When I watch old TV shows from the 1950s and 60s, I'm often struck by how often the characters touched each other. Ward patted the Beav on the back (no jokes please!). Captain Kirk touched his lieutenants, grabbing them by the arm—even the female ones. Wilbur patted Mister Ed on the nose. Yet only a few years later Captain Picard rarely touched his crewmembers. We may think that we've just become more stand-offish, more British. But it was not by choice. We are living with the effects of cultural terrorism.

It's fair to ask: is today's Snowflake Generation the result of insufficient attention paid to them by their dads thanks to the abuse scares of the 1980s? The psychology literature is full of reports on the importance of physical contact in psychosocial development.

The purpose of the scandal, based as it was on the pernicious feminist myth of the male as predator, was to break down the bond of trust between adult males and children, and it succeeded.

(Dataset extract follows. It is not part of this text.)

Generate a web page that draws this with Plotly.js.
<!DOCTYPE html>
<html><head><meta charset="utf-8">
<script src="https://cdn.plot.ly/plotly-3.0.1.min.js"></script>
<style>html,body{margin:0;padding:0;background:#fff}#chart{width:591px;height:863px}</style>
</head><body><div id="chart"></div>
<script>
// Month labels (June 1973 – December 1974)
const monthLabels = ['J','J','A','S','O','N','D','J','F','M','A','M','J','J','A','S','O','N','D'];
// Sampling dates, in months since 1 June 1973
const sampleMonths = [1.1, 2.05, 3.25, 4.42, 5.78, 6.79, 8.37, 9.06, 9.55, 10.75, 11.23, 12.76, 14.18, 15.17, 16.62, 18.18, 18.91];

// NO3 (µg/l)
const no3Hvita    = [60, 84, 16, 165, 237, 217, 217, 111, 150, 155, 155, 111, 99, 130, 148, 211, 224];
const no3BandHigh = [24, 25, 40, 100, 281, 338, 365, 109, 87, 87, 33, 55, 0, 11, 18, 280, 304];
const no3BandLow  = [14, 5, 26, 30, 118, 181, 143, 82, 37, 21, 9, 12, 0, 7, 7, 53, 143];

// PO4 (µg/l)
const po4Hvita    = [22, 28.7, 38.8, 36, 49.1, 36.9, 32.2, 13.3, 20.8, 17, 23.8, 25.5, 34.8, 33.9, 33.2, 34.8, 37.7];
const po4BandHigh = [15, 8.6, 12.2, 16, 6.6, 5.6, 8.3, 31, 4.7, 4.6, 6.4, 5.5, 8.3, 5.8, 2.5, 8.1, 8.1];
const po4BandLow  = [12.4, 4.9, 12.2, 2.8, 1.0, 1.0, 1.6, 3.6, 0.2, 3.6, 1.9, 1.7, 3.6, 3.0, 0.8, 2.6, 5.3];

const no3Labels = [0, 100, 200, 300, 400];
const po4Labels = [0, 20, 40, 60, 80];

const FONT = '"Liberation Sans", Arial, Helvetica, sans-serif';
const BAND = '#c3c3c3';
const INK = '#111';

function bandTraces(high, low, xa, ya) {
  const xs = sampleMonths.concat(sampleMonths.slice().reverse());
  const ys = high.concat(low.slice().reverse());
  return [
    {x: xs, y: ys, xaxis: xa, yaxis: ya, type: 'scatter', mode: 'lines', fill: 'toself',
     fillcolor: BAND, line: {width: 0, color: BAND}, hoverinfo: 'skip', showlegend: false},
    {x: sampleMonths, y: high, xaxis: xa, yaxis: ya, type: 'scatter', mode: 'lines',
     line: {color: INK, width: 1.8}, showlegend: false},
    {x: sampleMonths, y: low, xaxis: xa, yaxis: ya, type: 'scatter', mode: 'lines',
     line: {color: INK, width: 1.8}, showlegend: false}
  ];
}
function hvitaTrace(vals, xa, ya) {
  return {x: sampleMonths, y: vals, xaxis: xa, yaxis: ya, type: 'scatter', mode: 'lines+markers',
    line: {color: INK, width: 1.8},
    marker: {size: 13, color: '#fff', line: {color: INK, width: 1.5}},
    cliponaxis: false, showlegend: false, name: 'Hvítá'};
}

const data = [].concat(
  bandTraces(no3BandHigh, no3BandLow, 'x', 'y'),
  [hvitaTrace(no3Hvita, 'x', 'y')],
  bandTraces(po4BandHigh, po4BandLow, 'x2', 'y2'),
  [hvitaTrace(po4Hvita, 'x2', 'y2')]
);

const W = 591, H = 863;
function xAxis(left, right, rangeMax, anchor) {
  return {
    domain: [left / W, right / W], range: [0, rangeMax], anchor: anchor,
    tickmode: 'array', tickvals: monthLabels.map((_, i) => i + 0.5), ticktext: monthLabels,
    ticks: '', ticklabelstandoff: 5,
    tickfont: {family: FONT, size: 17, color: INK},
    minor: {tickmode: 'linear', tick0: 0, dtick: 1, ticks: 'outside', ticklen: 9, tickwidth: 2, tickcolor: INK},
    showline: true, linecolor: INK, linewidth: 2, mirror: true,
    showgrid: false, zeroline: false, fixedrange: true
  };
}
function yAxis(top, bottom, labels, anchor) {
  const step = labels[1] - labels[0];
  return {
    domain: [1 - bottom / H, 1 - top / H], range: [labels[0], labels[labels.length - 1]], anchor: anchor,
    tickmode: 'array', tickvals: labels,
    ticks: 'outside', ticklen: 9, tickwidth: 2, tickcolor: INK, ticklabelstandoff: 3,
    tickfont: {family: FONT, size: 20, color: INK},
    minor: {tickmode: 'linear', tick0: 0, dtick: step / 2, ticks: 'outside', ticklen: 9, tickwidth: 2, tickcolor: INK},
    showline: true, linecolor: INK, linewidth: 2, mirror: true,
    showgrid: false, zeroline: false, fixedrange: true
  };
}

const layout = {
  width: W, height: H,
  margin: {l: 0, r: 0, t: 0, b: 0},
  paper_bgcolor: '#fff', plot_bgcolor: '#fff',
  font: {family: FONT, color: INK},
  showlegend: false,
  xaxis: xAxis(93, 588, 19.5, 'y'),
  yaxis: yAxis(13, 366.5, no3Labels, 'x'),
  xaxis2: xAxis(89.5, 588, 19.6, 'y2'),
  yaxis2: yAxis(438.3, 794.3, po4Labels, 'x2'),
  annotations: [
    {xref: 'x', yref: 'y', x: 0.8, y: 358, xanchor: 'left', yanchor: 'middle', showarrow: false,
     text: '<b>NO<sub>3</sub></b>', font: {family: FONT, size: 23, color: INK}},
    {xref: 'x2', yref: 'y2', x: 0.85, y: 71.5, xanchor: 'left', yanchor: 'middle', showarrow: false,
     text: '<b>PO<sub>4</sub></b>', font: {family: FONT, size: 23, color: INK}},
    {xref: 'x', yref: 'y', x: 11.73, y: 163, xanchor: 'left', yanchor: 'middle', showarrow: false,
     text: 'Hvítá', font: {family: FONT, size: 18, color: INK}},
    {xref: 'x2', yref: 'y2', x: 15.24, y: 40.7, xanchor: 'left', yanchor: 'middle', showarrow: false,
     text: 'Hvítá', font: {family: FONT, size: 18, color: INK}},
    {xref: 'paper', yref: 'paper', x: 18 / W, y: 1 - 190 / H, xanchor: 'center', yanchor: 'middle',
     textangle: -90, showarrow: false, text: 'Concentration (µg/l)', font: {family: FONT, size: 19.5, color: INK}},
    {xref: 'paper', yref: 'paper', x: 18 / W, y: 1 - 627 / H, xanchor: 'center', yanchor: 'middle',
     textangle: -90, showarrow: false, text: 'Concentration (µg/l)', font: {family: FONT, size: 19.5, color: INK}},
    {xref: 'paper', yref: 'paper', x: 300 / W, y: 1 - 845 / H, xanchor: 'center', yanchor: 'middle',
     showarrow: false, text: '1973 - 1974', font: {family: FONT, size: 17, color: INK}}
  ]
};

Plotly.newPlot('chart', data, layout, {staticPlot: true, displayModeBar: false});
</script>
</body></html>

It was a victory for feminists, but even more for the left: if it's too dangerous for adults to protect children, that duty falls to the state. The biggest losers were children.

Today, people are being terrorized by false accusations of racism. As one commentator put it, it's a threat: Do what I say or you're a racist. Use our terminology, give us money, or you're a racist. Oh, and just to convince you, here's somebody who used that term once in the past, and they're now a racist ... and despised, disgraced, and unemployable.

On a bigger scale the strategy is similar: create a problem, then propose a new government program and new funding to solve it. And put our people in charge of it. Or else.

Pinprick attacks and capitulating capitalists

But small pinprick attacks are the left's main strategy. They know if they suspended the Bill of Rights they'd be facing an armed revolt. So they pick issues they calculate are not worth fighting over, like using ze and zir instead of he and her, or ‘person of color’ instead of ‘black person’. Or they force bakeries run by Christians to bake a cake bearing a slogan that is offensive to them, while a bakery run by liberals is under no such pressure.

Sure enough some conservative always caves on the issue to portray himself as reasonable—a nice person, not a racist at all. So the next day we wake up and people who say the now-forbidden word are being fired. If progressives get their way, it'll be fines and prison, as it is now in Europe and Canada.

These are not small matters. They are not even symbolic. When conservatives capitulate to maintain peace and harmony, they let progressives push us another inch down the road to tyranny.

It's exactly the same strategy used by Islamic terrorists: don't kill enough civilians to provoke a war. They learned after 9/11 to kill only enough to pressure a weak society to capitulate and make little concessions, maybe hate speech laws or more representation in the government. The victims convince themselves small concessions are reasonable. But the pressure stays on until sharia is imposed and the terrorists are in power.

Maybe Trump somehow picked up on that, and has ridden it to victory in the primaries. The Never-Trumpers and the conservative establishment make a good case, but I suspect Trump's fans intuitively recognize that cultural terrorism is terrorism too. That's why many of them support Trump: for whatever reason, he seems immune. And every time a conservative caves, Trump gets another thousand votes.


1. The Reality of Repressed Memories (1993). American Psychologist 1993, 48, 518–537. Elizabeth F. Loftus. Link https://faculty.washington.edu/eloftus/Articles/lof93.htm

2. Annu Rev Clin Psychol. 2007;3:311–28. Unwarranted Assumptions about Children's Testimonial Accuracy. Ceci SJ, Kulkofsky S, Klemfuss JZ, Sweeney CD, Bruck M.

3. Psychol Sci. 2014 Feb;25(2):519–530. Are the "memory wars" over? A scientist-practitioner gap in beliefs about repressed memory. Patihis L, Ho LY, Tingen IW, Lilienfeld SO, Loftus EF.

4. Garven S, Wood JM, Malpass RS. 2000. Allegations of wrongdoing: the effects of reinforcement on children's mundane and fantastic claims. J. Appl. Psychol. 1:38–49.